Back to the things we need to remember to solve the murder. The house was locked up for the night, no one could get in, according to the butler that is. He testifies - at the coroner's inquest - that he locked all the doors and windows the night before and they were still all locked when they found Mr. Leavenworth. No one could have got in the house, so that means someone already in the house must have committed the murder. That leaves us with the butler, the cook, Molly the upstairs girl, the secretary who's name I finally remember, Mr. Harwell, and the two nieces, Miss Mary and Miss Eleanore. Oh, and then there's Hannah, or I guess, there isn't Hannah. She is the ladies maid and she is missing. According to the testimony of the cook, the night before Hannah had a toothache so she went to see Miss Eleanore who is good with things like toothaches, headaches, all kinds of aches. She never comes back however, and no one seems to know what happened to her. Oh, and not only was the house locked but the room Mr. Leavenworth was in was also locked and there is no key anywhere. Not yet anyway.

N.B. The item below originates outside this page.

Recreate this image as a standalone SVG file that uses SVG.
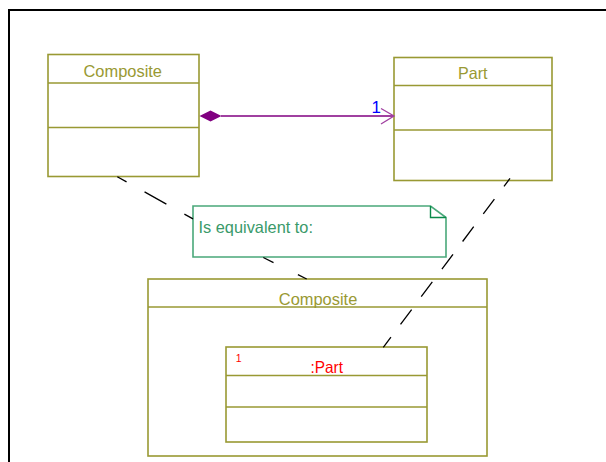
<svg xmlns="http://www.w3.org/2000/svg" width="606" height="462" viewBox="0 0 606 462">
<style>
.box{fill:#ffffff;stroke:#999933;stroke-width:1.6}
.div{stroke:#999933;stroke-width:1.6;fill:none}
.t{font-family:"Liberation Sans",Arial,sans-serif;font-size:16.5px;fill:#999933}
.dash{stroke:#000000;stroke-width:1.3;fill:none}
</style>
<rect x="0" y="0" width="606" height="462" fill="#ffffff"/>
<path d="M9,463 V10 H607" fill="none" stroke="#000000" stroke-width="2"/>
<g id="composite">
<rect class="box" x="48" y="54.5" width="151" height="122"/>
<line class="div" x1="48" y1="83" x2="199" y2="83"/>
<line class="div" x1="48" y1="127.5" x2="199" y2="127.5"/>
<text class="t" x="83.5" y="76.7" textLength="78.5" lengthAdjust="spacingAndGlyphs">Composite</text>
</g>
<g id="part">
<rect class="box" x="394" y="57.5" width="158" height="123"/>
<line class="div" x1="394" y1="85.5" x2="552" y2="85.5"/>
<line class="div" x1="394" y1="130" x2="552" y2="130"/>
<text class="t" x="458" y="78.7" textLength="29.5" lengthAdjust="spacingAndGlyphs">Part</text>
</g>
<g id="note">
<path d="M193,206 H430.5 L446,217.5 V257 H193 Z" fill="#ffffff" stroke="#4aa87a" stroke-width="1.6"/>
<path d="M430.5,206 V217.5 H446" fill="none" stroke="#0a8a4a" stroke-width="1.4"/>
<text x="198.5" y="233.3" font-family="Liberation Sans,Arial,sans-serif" font-size="16.5" fill="#3a9a6a" textLength="114.5" lengthAdjust="spacingAndGlyphs">Is equivalent to:</text>
</g>
<g id="composite-structure">
<rect class="box" x="148" y="279" width="339" height="177"/>
<line class="div" x1="148" y1="307" x2="487" y2="307"/>
<text class="t" x="278.8" y="305" textLength="78.5" lengthAdjust="spacingAndGlyphs">Composite</text>
</g>
<g id="part-instance">
<rect class="box" x="226" y="347" width="201" height="95"/>
<line class="div" x1="226" y1="375.5" x2="427" y2="375.5"/>
<line class="div" x1="226" y1="407" x2="427" y2="407"/>
<text x="235.8" y="361.7" font-family="Liberation Sans,Arial,sans-serif" font-size="10.5" fill="#ff0000">1</text>
<text x="310.5" y="373.3" font-family="Liberation Sans,Arial,sans-serif" font-size="16.5" fill="#ff0000" textLength="32.5" lengthAdjust="spacingAndGlyphs">:Part</text>
</g>
<g id="connectors">
<path class="dash" d="M117.3,176.7 L193,218.9" stroke-dasharray="25 20.6" stroke-dashoffset="14.4"/>
<path class="dash" d="M263.3,257.5 L306.7,279" stroke-dasharray="11.4 27.2 11"/>
<path class="dash" d="M510,178.3 L383.3,347.3" stroke-dasharray="18.5 16" stroke-dashoffset="8.5"/>
<line x1="221" y1="116" x2="393" y2="116" stroke="#800080" stroke-width="1.6"/>
<polygon points="199.5,116 210.5,110.5 221.5,116 210.5,121.5" fill="#800080"/>
<polyline points="381,108.5 394,116 381,124" fill="none" stroke="#a040a0" stroke-width="1.3"/>
<text x="371.5" y="113.3" font-family="Liberation Sans,Arial,sans-serif" font-size="17" fill="#0000ff">1</text>
</g>
</svg>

See, there is a murder, and in a locked room of course, with no weapon and no key. Plenty of suspects, especially one of those nieces, speaking of the nieces, it is clear - well, it's supposed to be - that Miss Eleanore is the murderer, but Eleanore is also the niece who doesn't inherit anything, wouldn't it make more sense for Eleanore to keep her uncle alive? That was just my first thought when the blame started falling on her. Anyway, as I said, plenty of suspects, locked rooms, and such things, what else do we need for a good mystery story? Just in case we need anything else, there is also a secret marriage, a written confession, another dead body, papers found burnt in a fireplace, all sorts of things that I could name, but I want you to read the story for yourselves and I'll never remember it all anyway. I liked the book, it was a fun mystery story, I'm not sure how early in the book I had it figured out, that's the fun for me, seeing how early in the book I can find the real bad guy. Happy hunting.